The Street broadly lacks conviction on KIM but is cautiously lifting targets. Morgan Stanley's Richard Hill was the most recent to move, raising his target to $24 from $23.50 on April 16 while keeping an Equal-Weight rating. JPMorgan and Wells Fargo have both nudged targets higher in recent months — JP Morgan to $25, Wells Fargo to $25 — but neither upgraded the rating. The consensus mean target of roughly $25.08 sits about 6% above the current price of $23.64, implying modest upside that the market hasn't yet awarded. The bull case rests on Kimco's 567 open-air shopping centres, stable anchor tenants, and strong dividend, with the dividend score ranking in the 94th percentile. The bear case centres on e-commerce headwinds and margin pressure on smaller retail tenants — concerns the Street appears to have priced in without moving to outright sells.
February's Q4 results give a clean reference point for what to expect from the reaction function. The stock gained 3.3% the day after the last print and held most of that through the following week, closing 2.6% higher on a five-day basis. That was a modestly positive surprise in a noisy tape. Occupancy and same-property NOI growth will again be the key lines watched, along with any update to full-year guidance given the macro backdrop.
Institutional ownership remains heavily concentrated in passive hands — Vanguard holds 16.1% and BlackRock 12.0%, with State Street adding another 7.0%. Cohen & Steers, the dedicated REIT specialist, holds 6.9% and added roughly 3.7 million shares as of year-end. On the insider side, the most recent activity was a cluster of sales in mid-February at $22.32, including CEO Conor Flynn's disposal of nearly 48,000 shares. These look like routine compensation-linked sells rather than directional statements — the net 90-day insider flow of roughly $2.2 million in sales is small relative to the company's size.
Among close peers, the week was broadly weak on the final session: BRX fell 1.9% on Wednesday and UE dropped 2.8%, while KRG was off just 0.4%. KIM's 0.3% weekly gain was broadly in line with the group, with PECO the clear outperformer at +4.2% on the week. The relative stability in KIM through a choppy tape for retail REITs is worth noting ahead of today's print.

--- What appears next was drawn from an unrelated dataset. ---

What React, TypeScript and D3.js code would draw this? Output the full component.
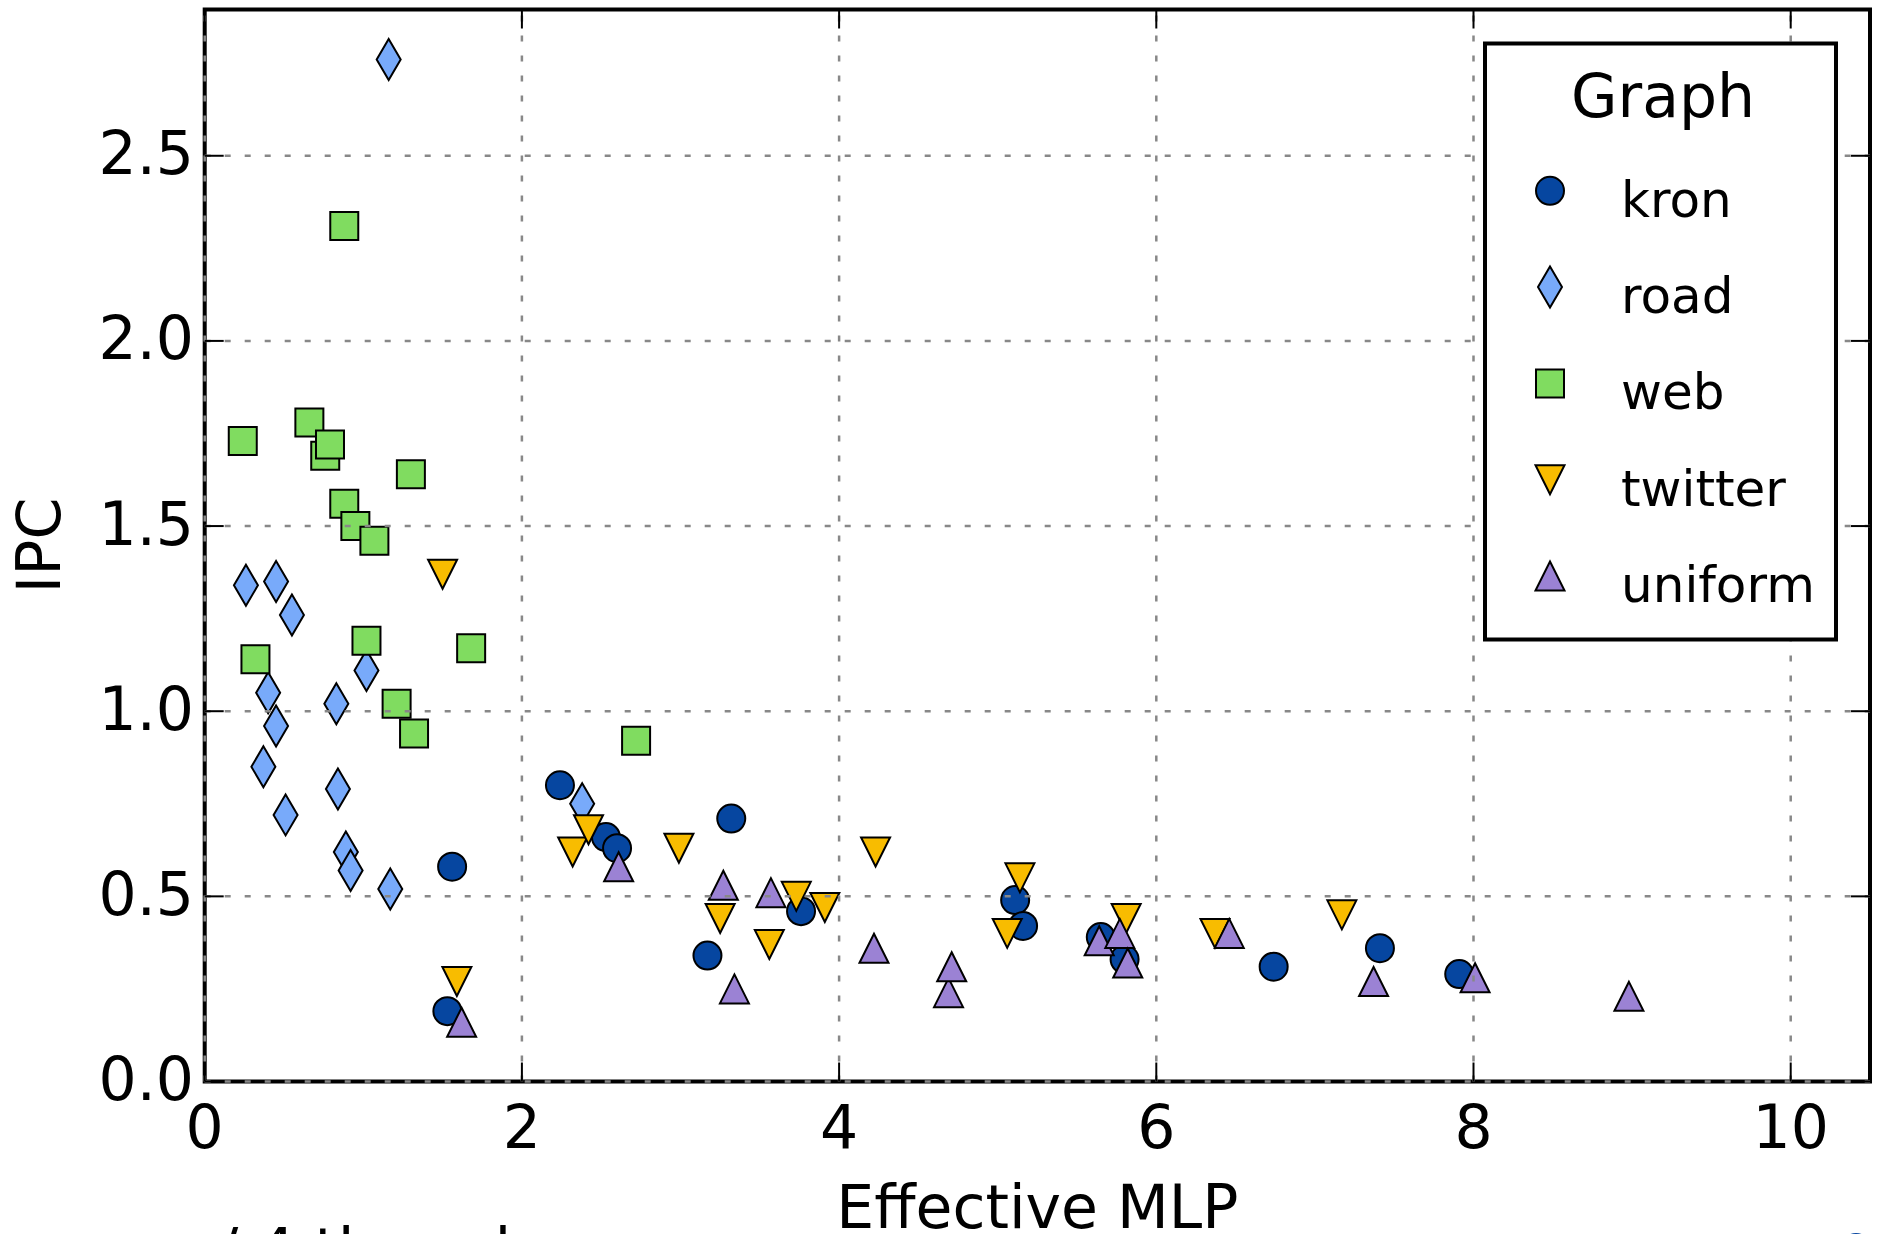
import React, { useEffect, useRef } from "react";
import * as d3 from "d3";

// data: [Effective MLP, IPC]
const kron = [
  [1.56, 0.58], [1.53, 0.19], [2.24, 0.8], [2.53, 0.66], [2.6, 0.63],
  [3.17, 0.34], [3.32, 0.71], [3.76, 0.46], [5.11, 0.49], [5.16, 0.42],
  [5.65, 0.39], [5.8, 0.33], [6.74, 0.31], [7.41, 0.36], [7.91, 0.29],
];
const road = [
  [1.16, 2.76], [0.26, 1.34], [0.45, 1.35], [0.55, 1.26], [0.4, 1.05],
  [0.45, 0.96], [0.37, 0.85], [0.51, 0.72], [0.83, 1.02], [1.02, 1.11],
  [0.84, 0.79], [0.89, 0.62], [0.92, 0.57], [1.17, 0.52], [2.38, 0.75],
];
const web = [
  [0.88, 2.31], [0.24, 1.73], [0.66, 1.78], [0.76, 1.69], [0.79, 1.72],
  [1.3, 1.64], [0.88, 1.56], [0.95, 1.5], [1.07, 1.46], [0.32, 1.14],
  [1.02, 1.19], [1.68, 1.17], [1.21, 1.02], [1.32, 0.94], [2.72, 0.92],
];
const twitter = [
  [1.5, 1.37], [1.59, 0.27], [2.32, 0.62], [2.42, 0.68], [2.99, 0.63],
  [3.25, 0.44], [3.56, 0.37], [3.73, 0.5], [3.91, 0.47], [4.23, 0.62],
  [5.06, 0.4], [5.14, 0.55], [5.81, 0.44], [6.37, 0.4], [7.17, 0.45],
];
const uniform = [
  [1.62, 0.16], [2.61, 0.58], [3.27, 0.53], [3.34, 0.25], [3.57, 0.51],
  [4.22, 0.36], [4.69, 0.24], [4.71, 0.31], [5.64, 0.38], [5.77, 0.4],
  [5.82, 0.32], [6.46, 0.4], [7.37, 0.27], [8.01, 0.28], [8.98, 0.23],
];

const seriesNames = ["kron", "road", "web", "twitter", "uniform"];
const seriesData = [kron, road, web, twitter, uniform];
const seriesColors = ["#0646A0", "#78AAFA", "#80DC60", "#F8BC00", "#9B82D4"];
const seriesShapes = ["circle", "diamond", "square", "down", "up"];

const xTicks = [0, 2, 4, 6, 8, 10];
const xTickLabels = ["0", "2", "4", "6", "8", "10"];
const yTicks = [0, 0.5, 1, 1.5, 2, 2.5];
const yTickLabels = ["0.0", "0.5", "1.0", "1.5", "2.0", "2.5"];

const W = 1877;
const H = 1234;
const FONT = "'DejaVu Sans', sans-serif";

const markerPath = (shape: string) => {
  if (shape === "circle") return d3.symbol(d3.symbolCircle, Math.PI * 14 * 14)();
  if (shape === "diamond") return "M0,-20.5L12,0L0,20.5L-12,0Z";
  if (shape === "square") return "M-14,-14H14V14H-14Z";
  if (shape === "down") return "M-14.5,-14.5L14.5,-14.5L0,14.5Z";
  return "M0,-14.5L14.5,14.5L-14.5,14.5Z";
};

const App = () => {
  const svgRef = useRef(null);

  useEffect(() => {
    const svg = d3.select(svgRef.current);
    svg.selectAll("*").remove();

    const left = 204.7, right = 1870, top = 9.5, bottom = 1081.5;
    const x = d3.scaleLinear().domain([0, 10.5]).range([left, right]);
    const y = d3.scaleLinear().domain([0, 2.895]).range([bottom, top]);

    // markers, series by series
    seriesData.forEach((pts, i) => {
      svg
        .append("g")
        .selectAll("path")
        .data(pts)
        .join("path")
        .attr("d", markerPath(seriesShapes[i]))
        .attr("transform", (d) => `translate(${x(d[0])},${y(d[1])})`)
        .attr("fill", seriesColors[i])
        .attr("stroke", "#000")
        .attr("stroke-width", 2);
    });

    // frame
    svg
      .append("rect")
      .attr("x", left)
      .attr("y", top)
      .attr("width", right - left)
      .attr("height", bottom - top)
      .attr("fill", "none")
      .attr("stroke", "#000")
      .attr("stroke-width", 4);

    // grid on top of markers and spines
    const grid = svg.append("g").attr("stroke", "#888").attr("stroke-width", 2.5).attr("stroke-dasharray", "6,14");
    xTicks.forEach((t) => {
      grid.append("line").attr("x1", x(t)).attr("x2", x(t)).attr("y1", bottom).attr("y2", top);
    });
    yTicks.forEach((t) => {
      grid.append("line").attr("x1", left).attr("x2", right).attr("y1", y(t)).attr("y2", y(t));
    });

    // inward ticks on all sides
    const ticks = svg.append("g").attr("stroke", "#000").attr("stroke-width", 2);
    xTicks.forEach((t) => {
      ticks.append("line").attr("x1", x(t)).attr("x2", x(t)).attr("y1", bottom).attr("y2", bottom - 19);
      ticks.append("line").attr("x1", x(t)).attr("x2", x(t)).attr("y1", top).attr("y2", top + 19);
    });
    yTicks.forEach((t) => {
      ticks.append("line").attr("x1", left).attr("x2", left + 19).attr("y1", y(t)).attr("y2", y(t));
      ticks.append("line").attr("x1", right).attr("x2", right - 19).attr("y1", y(t)).attr("y2", y(t));
    });

    // tick labels
    xTicks.forEach((t, i) => {
      svg
        .append("text")
        .attr("x", x(t))
        .attr("y", 1148)
        .attr("text-anchor", "middle")
        .attr("font-family", FONT)
        .attr("font-size", 60)
        .text(xTickLabels[i]);
    });
    yTicks.forEach((t, i) => {
      svg
        .append("text")
        .attr("x", 194)
        .attr("y", y(t) + 18.5)
        .attr("text-anchor", "end")
        .attr("font-family", FONT)
        .attr("font-size", 60)
        .text(yTickLabels[i]);
    });

    // axis labels
    svg
      .append("text")
      .attr("x", (left + right) / 2)
      .attr("y", 1228)
      .attr("text-anchor", "middle")
      .attr("font-family", FONT)
      .attr("font-size", 60)
      .text("Effective MLP");
    svg
      .append("text")
      .attr("transform", `translate(60,${(top + bottom) / 2}) rotate(-90)`)
      .attr("text-anchor", "middle")
      .attr("font-family", FONT)
      .attr("font-size", 60)
      .text("IPC");

    // legend
    const lg = svg.append("g");
    lg.append("rect")
      .attr("x", 1485)
      .attr("y", 43.5)
      .attr("width", 351)
      .attr("height", 596)
      .attr("fill", "#fff")
      .attr("stroke", "#000")
      .attr("stroke-width", 4);
    lg.append("text")
      .attr("x", 1663)
      .attr("y", 117)
      .attr("text-anchor", "middle")
      .attr("font-family", FONT)
      .attr("font-size", 60)
      .text("Graph");
    seriesNames.forEach((name, i) => {
      const cy = 190.8 + i * 96.3;
      lg.append("path")
        .attr("d", markerPath(seriesShapes[i]))
        .attr("transform", `translate(1550,${cy})`)
        .attr("fill", seriesColors[i])
        .attr("stroke", "#000")
        .attr("stroke-width", 2);
      lg.append("text")
        .attr("x", 1621)
        .attr("y", cy + 26)
        .attr("font-family", FONT)
        .attr("font-size", 50)
        .text(name);
    });

    // bits of the neighbouring figure that are cut by the crop
    svg
      .append("text")
      .attr("x", 218)
      .attr("y", 1271)
      .attr("font-family", FONT)
      .attr("font-size", 60)
      .text("/ 4 threads");
    svg
      .append("circle")
      .attr("cx", 1856)
      .attr("cy", 1248)
      .attr("r", 15)
      .attr("fill", seriesColors[0]);
  }, []);

  return (
    <svg
      ref={svgRef}
      width={W}
      height={H}
      style={{ position: "absolute", left: 0, top: 0, background: "#fff" }}
    ></svg>
  );
};

export default App;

With results due this morning, the setup is one where options traders are positioned more optimistically than the shorts, borrow conditions impose no mechanical pressure, and the Street sits in a holding pattern just below fair value. The next key variables are same-store NOI growth, leasing spreads, and whether management's tone on the consumer backdrop supports or challenges the quiet optimism reflected in the call-heavy options book.